Irvine Mounted Unit Is More Active During Holiday Season


Photo Courtesy of Officer Kendra McLoud

Sergeant Mike Meyers on Captain, Officer Brad Boyer on Max, Officer Kendra McLoud on Lucky and Officer Tyler Hollenbeck (not depicted) on Dundee are the four members of the Irvine Police Department’s mounted forces unit.

Kate Hayashi, Assistant Opinion Editor

Irvine residents may notice police officers patrolling shopping centers on horseback as the holiday season comes into full swing. Because of their prior experience with horses, these officers take on the collateral duty of what is known as the Irvine Police Department’s mounted unit.

According to Officer Kendra McLoud, a member of the mounted unit, the unit started in 2017 when Officer Dennis Maisano received approval from the city council and organized a group of four officers interested in using their own horses. The council approved the establishment of the mounted unit out of necessity to manage and patrol the city’s approximately 12,000 acres of open space preserve. 

The officers and their horses attend two trainings per month: one with the Irvine Police Department and the other with the Orange County region. The horses learn how to act under stressful circumstances through what are known as scenarios and sensory training. For example, for sensory training, officers guide the horses through loud noises, such as fireworks and gunshots.

“I actually have seen policemen on horses before, but I didn’t know that they were actually using it as transportation, but more for like tradition or something like that,” junior Luke Shen said. 

Irvine residents may not know about the mounted unit because it does not operate full-time. The unit’s primary foci are to patrol areas that are difficult to reach by car and to act as a source of intimidation for crowd control when necessary, according to McLoud. 

“There will be times whenever we use the horses for assisting other agencies or doing patrol checks in the city where it’s a little more conducive to use horses rather than walk around on foot,” McLoud said. “Horses also happen to be really useful for instances in which you need a larger presence.”

Officers see more occurrences of theft during the holiday season because shoppers tend to drop off presents in their cars before going back to visit other stores. The presence of a visible officer on a large animal in the parking lots acts as an intimidating force that discourages people from breaking into cars, according to McLoud.

Although Irvine rarely encounters situations in which crowd control is necessary, the Irvine mounted unit is often sent to help other jurisdictions. For example, the mounted unit was dispatched to help control the Trump riot in Costa Mesa, according to McLoud. The mounted unit also helps patrol open spaces in Irvine. 
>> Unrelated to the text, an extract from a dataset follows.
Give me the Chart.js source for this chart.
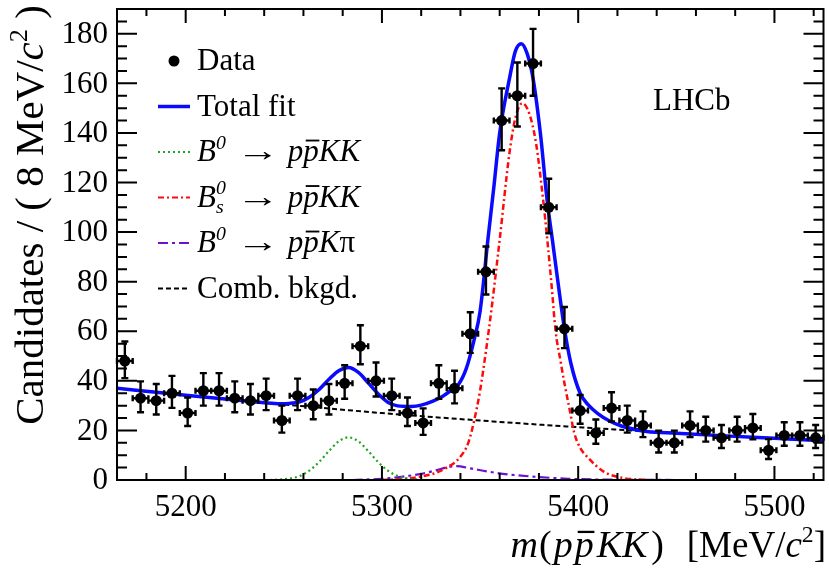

“Recently, we used them to get to different parks like in the Woodbury area because it’s hard for a patrol officer to go in the bike path or sidewalk areas of the city, because you’d have to drive your car somewhere, park and walk,” McLoud said. 

Even though the mounted unit serves the Irvine Police Department, the officers are responsible for the care of their horses. 

“[Taking care of a horse] is very time consuming, and you have to pay for everything,” sophomore Maya Vanek said. “It costs a lot of money, and it is very hard if you have a life outside of horses.”